SA ministers 'sloppy' in allowance claims

SA Treasurer Rob Lucas says MPs who wrongly claimed allowances were sloppy but shouldn't be sacked.
SA Treasurer Rob Lucas says MPs who wrongly claimed allowances were sloppy but shouldn't be sacked.

South Australian ministers who wrongly claimed parliamentary allowances were "sloppy" but don't deserve to be sacked, Treasurer Rob Lucas says.

Mr Lucas says the mistakes in relation to money claimed for accommodation expenses were unacceptable as the Labor opposition reaffirmed calls of those at fault to go.

"What's occurred has been sloppy, it's been unacceptable," the treasurer told reporters on Wednesday.

"Most members of the public would be disappointed in the administrative practices of a number of members of parliament."

Country MP allowance records for the past decade were tabled in parliament on Tuesday, revealing some administrative errors among tens of thousands of transactions.

Among those caught out making mistakes were Primary Industries Minister Tim Whetstone and Transport Minister Stephan Knoll.

Mr Whetsone has paid back about $7000 wrongly claimed while Mr Knoll has admitted to finding three errors but has opted to return everything he claimed since 2018, thought to be more than $29,000.

Premier Steven Marshall said he did not believe there had been any deliberate dishonesty but called for more transparency over the allowance provisions in the future.

Mr Lucas agreed and said the members involved had a genuine view that they were entitled to the expense allowances and the ministers caught up in the row did should not be dismissed.

He said it was not a matter of the issue "passing the pub test", but a matter of what the law was.

"In some cases they made errors and they have been clarified and withdrawn," he said.

"There have been sloppy practices over many years and the fact there was virtually no public reporting has led to that particular practice."

But Opposition Leader Peter Malinauskas said the government's response was inadequate.

"The premier has got an obligation to act and immediately dismiss those ministers who have clearly done the wrong thing," he said.
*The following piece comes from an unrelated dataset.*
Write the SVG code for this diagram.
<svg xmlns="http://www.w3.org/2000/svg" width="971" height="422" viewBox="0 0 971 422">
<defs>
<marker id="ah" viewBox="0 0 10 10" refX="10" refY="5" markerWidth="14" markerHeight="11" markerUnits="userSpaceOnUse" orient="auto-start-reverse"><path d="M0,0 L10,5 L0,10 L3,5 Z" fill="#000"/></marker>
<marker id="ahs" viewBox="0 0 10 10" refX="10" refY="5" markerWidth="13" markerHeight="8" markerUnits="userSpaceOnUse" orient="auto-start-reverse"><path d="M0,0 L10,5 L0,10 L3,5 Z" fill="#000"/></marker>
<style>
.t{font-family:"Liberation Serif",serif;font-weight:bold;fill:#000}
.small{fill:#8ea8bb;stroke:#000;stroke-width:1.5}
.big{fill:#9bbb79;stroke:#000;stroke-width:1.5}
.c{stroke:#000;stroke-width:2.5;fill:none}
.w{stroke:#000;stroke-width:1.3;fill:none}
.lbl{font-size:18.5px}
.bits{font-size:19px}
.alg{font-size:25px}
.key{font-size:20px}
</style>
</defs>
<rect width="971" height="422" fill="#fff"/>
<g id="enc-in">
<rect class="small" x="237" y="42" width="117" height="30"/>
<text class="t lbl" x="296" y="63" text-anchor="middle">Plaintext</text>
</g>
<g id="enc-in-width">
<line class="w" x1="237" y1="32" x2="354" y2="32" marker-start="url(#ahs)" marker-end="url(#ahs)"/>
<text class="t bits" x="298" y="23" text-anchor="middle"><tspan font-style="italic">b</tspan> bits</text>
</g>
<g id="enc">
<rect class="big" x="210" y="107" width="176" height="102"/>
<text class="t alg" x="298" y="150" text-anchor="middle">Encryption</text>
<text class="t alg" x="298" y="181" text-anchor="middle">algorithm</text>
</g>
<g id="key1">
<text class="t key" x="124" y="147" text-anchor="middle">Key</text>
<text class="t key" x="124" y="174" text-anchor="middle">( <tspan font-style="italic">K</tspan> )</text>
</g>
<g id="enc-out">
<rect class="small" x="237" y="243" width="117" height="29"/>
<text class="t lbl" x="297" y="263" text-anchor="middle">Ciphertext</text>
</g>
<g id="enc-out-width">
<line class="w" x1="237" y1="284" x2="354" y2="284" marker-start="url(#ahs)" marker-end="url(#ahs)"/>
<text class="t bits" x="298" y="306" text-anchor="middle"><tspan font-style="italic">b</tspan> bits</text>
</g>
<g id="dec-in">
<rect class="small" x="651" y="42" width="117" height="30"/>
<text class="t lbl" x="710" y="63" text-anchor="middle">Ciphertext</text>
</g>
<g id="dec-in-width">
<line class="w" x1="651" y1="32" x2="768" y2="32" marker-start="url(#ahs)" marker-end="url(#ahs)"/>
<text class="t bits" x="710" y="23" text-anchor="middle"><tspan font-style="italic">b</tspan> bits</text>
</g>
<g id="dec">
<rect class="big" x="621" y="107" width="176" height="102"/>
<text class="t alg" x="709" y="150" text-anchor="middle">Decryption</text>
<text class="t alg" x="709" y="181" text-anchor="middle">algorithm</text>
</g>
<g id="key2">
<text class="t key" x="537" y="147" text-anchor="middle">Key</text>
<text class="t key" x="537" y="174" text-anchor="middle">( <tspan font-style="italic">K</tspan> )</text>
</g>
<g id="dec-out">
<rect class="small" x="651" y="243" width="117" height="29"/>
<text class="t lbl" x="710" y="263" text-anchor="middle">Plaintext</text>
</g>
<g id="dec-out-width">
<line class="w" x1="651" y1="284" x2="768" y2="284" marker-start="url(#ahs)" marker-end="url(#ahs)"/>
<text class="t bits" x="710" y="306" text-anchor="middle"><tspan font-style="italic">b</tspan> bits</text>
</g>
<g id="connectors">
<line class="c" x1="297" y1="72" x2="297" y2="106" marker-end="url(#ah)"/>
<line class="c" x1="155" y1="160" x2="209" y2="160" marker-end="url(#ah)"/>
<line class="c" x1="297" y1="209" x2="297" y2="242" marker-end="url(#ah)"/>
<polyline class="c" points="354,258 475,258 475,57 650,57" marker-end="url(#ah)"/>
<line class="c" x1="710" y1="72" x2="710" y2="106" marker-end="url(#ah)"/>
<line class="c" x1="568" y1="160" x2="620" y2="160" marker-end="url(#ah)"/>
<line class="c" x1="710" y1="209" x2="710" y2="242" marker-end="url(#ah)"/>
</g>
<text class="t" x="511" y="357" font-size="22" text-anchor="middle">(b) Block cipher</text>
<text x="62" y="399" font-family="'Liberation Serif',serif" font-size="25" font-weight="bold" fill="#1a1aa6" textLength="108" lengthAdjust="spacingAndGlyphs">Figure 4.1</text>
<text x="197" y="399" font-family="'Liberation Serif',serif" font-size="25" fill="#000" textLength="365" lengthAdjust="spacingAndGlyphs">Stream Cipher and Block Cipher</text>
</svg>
"These are not administrative errors. We're talking about dozens of claims and tens of thousands of dollars that have left the pockets of taxpayers and gone directly into the pockets of cabinet ministers."

Under current rules, country MPs in South Australia are able to claim an accommodation allowance of $234 a night for when they leave their electorates and visit Adelaide on parliamentary or other work-related business.

But the money claimed is only published once a year and then only the total figure for each MP.

In response, the government has asked the state's Remuneration Tribunal to consider changes to the rules, requiring the amounts claimed to be published monthly.

It has also asked the tribunal to clarify exactly what expenses country MPs are entitled to claim.

"These things have to be clarified by the tribunal, investigated by the auditor-general to make sure there's transparency and accountability from this day forward," Mr Lucas said.